- TASK INPUTS
=-=-=-=-=
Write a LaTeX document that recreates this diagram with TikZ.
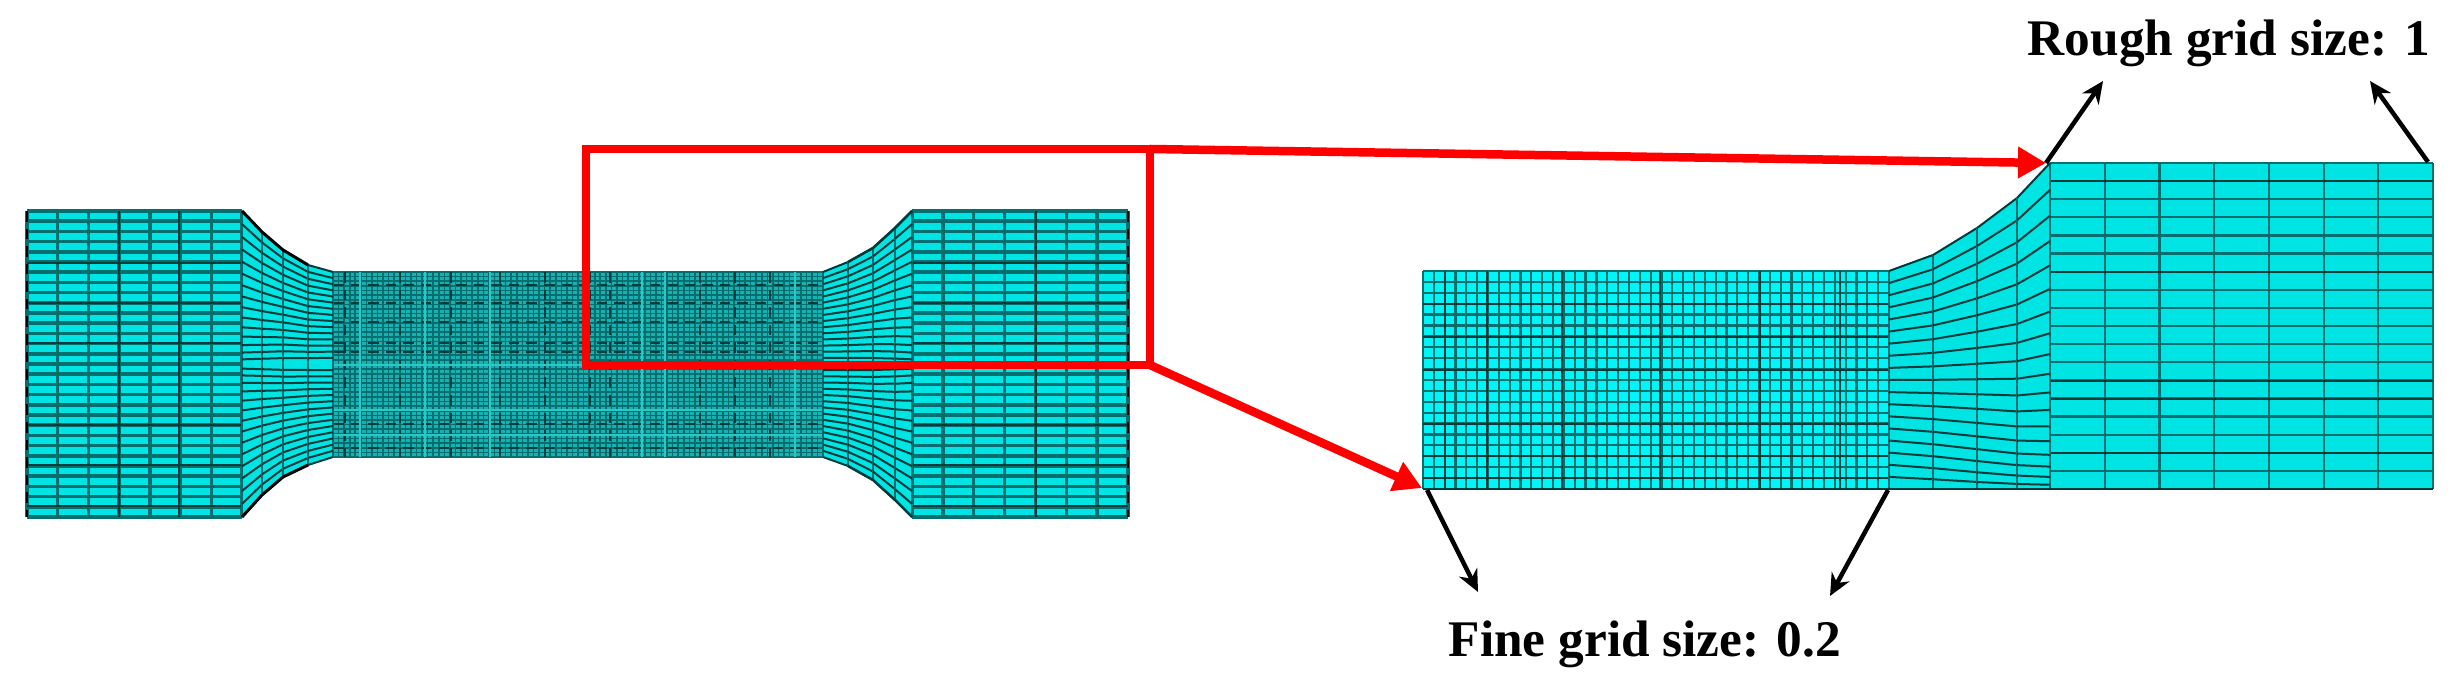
=-=-=-=-=
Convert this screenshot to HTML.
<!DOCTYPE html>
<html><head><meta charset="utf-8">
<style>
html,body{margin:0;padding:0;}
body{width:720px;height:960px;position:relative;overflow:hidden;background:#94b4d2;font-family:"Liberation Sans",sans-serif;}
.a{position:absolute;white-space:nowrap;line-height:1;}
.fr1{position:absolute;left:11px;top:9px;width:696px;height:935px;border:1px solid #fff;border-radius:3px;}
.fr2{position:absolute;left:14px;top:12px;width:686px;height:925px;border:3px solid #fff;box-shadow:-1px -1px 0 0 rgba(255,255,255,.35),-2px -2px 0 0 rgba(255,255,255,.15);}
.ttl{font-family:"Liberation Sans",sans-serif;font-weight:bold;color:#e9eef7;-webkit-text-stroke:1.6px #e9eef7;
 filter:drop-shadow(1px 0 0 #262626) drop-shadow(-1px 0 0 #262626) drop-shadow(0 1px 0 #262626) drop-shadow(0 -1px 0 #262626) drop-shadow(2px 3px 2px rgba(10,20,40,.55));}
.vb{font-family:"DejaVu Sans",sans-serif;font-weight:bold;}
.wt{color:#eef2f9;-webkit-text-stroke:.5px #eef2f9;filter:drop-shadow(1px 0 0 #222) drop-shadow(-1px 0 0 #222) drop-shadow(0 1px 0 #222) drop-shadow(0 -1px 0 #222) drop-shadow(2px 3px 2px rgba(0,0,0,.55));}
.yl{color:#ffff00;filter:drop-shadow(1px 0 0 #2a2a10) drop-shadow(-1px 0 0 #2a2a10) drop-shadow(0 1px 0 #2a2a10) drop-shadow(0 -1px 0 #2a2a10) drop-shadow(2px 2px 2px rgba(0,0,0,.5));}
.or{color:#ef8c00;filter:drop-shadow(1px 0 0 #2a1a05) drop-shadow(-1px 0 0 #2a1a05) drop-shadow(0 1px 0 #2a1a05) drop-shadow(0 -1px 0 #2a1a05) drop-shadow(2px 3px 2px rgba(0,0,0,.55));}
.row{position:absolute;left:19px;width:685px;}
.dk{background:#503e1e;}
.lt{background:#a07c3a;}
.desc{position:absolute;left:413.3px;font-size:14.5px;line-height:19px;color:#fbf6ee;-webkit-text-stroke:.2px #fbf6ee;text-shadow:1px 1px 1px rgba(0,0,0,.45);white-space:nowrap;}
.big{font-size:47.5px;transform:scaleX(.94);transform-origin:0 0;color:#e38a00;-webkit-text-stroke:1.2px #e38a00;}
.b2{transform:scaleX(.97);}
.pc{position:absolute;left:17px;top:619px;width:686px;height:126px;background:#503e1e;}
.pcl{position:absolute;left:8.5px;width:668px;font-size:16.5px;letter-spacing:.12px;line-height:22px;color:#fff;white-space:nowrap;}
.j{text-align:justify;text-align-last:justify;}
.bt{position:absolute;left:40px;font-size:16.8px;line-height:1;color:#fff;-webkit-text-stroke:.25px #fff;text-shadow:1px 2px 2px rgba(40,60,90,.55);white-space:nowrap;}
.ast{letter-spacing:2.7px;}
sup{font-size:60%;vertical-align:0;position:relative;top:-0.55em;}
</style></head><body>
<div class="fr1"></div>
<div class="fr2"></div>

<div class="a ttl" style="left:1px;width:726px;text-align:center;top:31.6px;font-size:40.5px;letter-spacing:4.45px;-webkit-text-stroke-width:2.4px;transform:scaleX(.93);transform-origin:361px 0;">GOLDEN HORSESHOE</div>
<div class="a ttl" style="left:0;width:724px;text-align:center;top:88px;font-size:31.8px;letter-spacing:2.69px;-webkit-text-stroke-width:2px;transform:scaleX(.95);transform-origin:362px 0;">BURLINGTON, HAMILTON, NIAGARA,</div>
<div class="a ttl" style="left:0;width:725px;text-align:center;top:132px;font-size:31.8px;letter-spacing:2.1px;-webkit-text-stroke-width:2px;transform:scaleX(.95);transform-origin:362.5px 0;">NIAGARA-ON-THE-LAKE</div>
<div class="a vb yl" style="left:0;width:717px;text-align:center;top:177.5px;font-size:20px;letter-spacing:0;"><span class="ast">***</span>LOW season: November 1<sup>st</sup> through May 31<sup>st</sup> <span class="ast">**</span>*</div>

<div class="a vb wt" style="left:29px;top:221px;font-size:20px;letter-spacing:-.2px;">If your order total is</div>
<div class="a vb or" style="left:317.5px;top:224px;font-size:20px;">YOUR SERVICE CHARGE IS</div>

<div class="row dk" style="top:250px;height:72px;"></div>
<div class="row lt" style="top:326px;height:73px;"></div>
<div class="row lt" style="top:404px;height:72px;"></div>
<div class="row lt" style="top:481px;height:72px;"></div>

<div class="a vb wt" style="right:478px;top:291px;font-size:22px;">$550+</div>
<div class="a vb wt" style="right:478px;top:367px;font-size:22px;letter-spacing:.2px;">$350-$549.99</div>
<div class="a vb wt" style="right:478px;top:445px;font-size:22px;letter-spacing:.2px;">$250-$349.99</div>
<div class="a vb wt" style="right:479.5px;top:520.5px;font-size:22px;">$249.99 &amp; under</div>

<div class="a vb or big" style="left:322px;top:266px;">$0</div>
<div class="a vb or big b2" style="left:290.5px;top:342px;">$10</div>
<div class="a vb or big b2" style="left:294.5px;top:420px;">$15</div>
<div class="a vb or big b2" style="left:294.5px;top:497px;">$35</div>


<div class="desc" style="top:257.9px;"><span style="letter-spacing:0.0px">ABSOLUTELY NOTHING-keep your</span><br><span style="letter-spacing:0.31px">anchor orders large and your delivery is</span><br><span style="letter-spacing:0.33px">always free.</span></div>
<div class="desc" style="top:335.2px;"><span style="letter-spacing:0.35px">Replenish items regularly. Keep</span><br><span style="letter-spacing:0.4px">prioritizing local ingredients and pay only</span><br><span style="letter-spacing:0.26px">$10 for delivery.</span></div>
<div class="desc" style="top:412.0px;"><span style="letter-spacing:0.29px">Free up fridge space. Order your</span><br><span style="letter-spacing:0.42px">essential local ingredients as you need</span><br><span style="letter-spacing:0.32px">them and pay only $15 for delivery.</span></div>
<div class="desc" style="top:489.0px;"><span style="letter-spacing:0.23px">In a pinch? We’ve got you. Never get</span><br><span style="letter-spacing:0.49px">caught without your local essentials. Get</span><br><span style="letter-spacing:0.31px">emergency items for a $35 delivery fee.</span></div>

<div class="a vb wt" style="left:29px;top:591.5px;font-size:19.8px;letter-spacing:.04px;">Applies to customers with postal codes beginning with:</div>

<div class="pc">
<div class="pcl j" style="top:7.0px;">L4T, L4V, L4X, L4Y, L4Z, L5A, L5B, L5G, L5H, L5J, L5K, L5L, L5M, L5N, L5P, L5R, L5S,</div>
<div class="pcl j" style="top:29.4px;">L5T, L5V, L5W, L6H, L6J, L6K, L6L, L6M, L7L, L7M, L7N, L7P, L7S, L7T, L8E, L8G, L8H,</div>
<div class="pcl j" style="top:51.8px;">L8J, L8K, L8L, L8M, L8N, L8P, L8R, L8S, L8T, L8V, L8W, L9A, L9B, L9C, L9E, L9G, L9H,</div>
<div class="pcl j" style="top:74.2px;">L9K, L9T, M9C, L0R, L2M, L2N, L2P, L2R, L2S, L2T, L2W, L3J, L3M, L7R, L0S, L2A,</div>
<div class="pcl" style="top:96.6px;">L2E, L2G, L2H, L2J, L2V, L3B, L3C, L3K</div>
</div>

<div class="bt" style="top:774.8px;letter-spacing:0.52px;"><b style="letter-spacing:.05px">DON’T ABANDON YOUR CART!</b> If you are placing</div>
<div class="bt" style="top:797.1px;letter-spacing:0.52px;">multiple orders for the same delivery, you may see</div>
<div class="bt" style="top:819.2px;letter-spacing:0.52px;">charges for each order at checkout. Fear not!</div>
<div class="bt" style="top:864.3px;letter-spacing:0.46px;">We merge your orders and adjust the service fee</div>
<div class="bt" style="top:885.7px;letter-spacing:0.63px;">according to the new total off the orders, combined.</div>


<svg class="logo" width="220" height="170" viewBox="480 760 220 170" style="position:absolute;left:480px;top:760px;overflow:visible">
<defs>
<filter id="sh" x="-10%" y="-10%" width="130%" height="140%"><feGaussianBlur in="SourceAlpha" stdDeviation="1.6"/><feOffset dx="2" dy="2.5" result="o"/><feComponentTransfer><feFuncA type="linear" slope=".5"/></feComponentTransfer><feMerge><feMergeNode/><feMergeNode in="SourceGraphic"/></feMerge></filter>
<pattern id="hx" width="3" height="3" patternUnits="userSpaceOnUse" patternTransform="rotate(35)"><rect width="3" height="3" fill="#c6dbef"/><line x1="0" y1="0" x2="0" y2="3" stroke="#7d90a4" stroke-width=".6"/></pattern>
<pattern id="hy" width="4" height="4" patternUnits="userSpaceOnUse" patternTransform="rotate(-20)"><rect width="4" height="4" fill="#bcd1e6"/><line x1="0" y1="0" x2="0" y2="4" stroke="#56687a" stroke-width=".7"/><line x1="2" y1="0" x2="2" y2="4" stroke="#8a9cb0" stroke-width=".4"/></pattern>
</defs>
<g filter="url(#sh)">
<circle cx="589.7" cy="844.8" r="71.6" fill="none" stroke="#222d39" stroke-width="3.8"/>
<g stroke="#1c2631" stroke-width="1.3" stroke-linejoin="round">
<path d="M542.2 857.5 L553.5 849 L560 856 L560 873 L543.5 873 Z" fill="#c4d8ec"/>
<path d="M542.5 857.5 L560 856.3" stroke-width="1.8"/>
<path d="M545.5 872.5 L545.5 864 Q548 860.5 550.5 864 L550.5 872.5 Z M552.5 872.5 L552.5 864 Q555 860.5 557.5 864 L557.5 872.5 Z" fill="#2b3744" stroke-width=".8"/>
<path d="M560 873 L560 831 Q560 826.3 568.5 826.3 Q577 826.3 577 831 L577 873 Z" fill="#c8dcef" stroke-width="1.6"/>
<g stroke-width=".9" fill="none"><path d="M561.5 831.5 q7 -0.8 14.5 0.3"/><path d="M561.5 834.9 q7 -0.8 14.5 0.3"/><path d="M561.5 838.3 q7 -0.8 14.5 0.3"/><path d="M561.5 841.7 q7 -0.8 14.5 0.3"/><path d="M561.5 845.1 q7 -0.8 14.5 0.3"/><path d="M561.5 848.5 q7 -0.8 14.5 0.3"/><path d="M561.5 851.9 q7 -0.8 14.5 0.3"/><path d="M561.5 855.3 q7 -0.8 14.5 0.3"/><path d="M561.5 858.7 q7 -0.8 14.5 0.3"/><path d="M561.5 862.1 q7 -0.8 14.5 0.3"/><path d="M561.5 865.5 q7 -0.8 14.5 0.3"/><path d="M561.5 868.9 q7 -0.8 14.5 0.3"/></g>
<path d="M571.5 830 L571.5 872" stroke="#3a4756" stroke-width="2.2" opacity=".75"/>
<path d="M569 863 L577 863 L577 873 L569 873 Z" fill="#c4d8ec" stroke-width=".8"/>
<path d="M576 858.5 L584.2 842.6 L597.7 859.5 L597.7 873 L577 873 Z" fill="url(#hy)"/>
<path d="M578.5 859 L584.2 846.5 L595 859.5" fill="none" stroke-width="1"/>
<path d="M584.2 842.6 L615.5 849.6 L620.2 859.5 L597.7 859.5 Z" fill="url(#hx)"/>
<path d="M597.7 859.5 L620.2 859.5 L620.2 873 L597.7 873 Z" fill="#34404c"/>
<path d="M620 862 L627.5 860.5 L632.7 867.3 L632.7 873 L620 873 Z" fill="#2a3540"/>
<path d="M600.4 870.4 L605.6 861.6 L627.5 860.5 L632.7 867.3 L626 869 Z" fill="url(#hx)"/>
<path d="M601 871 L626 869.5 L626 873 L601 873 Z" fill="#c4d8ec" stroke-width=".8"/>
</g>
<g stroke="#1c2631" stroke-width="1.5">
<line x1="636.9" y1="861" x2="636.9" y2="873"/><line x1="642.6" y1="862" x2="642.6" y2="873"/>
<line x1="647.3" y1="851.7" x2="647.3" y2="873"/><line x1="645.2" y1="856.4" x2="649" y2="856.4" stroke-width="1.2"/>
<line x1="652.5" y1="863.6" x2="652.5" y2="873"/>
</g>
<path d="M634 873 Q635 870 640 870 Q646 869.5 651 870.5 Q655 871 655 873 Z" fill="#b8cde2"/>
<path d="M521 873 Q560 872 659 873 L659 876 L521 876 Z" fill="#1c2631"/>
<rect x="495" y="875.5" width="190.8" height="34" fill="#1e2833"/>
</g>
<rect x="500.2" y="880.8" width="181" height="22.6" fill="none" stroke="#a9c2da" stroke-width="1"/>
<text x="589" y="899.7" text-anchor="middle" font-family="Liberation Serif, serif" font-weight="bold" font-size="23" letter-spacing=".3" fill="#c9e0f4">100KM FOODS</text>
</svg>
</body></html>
=-=-=-=-=
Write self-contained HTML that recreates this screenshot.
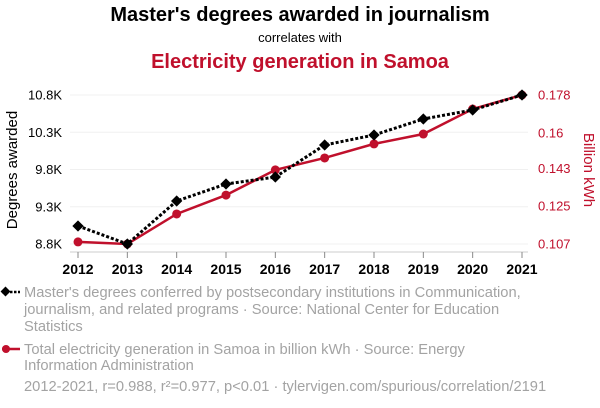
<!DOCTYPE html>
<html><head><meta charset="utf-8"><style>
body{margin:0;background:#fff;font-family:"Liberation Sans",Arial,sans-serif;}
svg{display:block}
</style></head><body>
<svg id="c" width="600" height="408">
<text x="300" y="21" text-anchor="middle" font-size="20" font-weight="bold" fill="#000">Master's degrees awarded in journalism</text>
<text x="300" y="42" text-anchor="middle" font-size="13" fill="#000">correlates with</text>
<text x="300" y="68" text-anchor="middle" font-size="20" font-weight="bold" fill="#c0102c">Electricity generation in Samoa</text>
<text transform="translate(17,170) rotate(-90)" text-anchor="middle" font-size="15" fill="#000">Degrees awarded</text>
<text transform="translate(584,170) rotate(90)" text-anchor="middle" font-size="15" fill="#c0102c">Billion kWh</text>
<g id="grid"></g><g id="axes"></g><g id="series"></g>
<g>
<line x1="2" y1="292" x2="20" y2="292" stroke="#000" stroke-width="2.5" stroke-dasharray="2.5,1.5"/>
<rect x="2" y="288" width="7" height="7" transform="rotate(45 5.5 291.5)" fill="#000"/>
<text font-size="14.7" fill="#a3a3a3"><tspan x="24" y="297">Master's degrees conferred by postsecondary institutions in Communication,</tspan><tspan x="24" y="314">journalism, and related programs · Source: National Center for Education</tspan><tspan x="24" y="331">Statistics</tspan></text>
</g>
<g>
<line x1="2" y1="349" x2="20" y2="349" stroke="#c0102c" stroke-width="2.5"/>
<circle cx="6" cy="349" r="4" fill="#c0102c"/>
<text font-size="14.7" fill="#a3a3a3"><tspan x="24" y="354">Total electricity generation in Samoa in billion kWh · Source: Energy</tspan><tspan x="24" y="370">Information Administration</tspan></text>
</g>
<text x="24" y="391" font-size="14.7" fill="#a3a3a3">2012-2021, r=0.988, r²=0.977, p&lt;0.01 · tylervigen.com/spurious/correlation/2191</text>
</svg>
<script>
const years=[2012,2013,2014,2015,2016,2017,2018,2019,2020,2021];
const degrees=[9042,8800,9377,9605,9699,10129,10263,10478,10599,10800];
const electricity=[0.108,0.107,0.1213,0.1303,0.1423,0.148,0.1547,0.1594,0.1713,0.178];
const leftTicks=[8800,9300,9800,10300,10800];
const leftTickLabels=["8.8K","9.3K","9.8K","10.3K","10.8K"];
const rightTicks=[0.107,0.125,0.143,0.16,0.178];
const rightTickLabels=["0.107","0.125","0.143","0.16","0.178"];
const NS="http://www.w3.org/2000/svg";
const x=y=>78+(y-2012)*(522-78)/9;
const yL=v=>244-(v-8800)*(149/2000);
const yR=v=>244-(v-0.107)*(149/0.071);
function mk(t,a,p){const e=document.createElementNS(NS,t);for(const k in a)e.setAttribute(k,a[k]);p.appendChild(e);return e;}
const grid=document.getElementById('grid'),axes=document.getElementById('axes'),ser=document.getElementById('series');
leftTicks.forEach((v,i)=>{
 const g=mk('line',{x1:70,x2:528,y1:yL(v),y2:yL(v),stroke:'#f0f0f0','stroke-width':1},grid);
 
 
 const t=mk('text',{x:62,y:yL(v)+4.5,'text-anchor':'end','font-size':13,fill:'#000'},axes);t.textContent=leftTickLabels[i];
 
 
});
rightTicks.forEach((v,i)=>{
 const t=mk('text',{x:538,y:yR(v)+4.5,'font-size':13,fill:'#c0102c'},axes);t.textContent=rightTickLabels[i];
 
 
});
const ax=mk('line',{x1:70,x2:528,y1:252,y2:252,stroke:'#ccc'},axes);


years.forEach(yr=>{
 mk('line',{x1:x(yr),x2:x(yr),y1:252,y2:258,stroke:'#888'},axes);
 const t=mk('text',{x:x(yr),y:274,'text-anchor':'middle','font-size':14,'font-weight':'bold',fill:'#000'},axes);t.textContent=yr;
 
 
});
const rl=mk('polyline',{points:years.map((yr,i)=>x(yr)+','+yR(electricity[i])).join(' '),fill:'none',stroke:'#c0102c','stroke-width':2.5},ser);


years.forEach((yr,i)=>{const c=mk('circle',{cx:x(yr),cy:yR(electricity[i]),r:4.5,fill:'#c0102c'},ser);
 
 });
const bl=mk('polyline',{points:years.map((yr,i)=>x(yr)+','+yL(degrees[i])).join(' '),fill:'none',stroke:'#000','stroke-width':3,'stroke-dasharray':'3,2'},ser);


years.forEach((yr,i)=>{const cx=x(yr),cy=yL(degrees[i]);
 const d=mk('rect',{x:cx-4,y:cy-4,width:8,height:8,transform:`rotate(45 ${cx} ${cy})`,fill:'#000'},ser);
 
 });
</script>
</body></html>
=-=-=-=-=
- EXERCISE INSTRUCTIONS
Counting only lines of the data above that hold "document", report the total and nothing else.

- COMPLETED TASK
3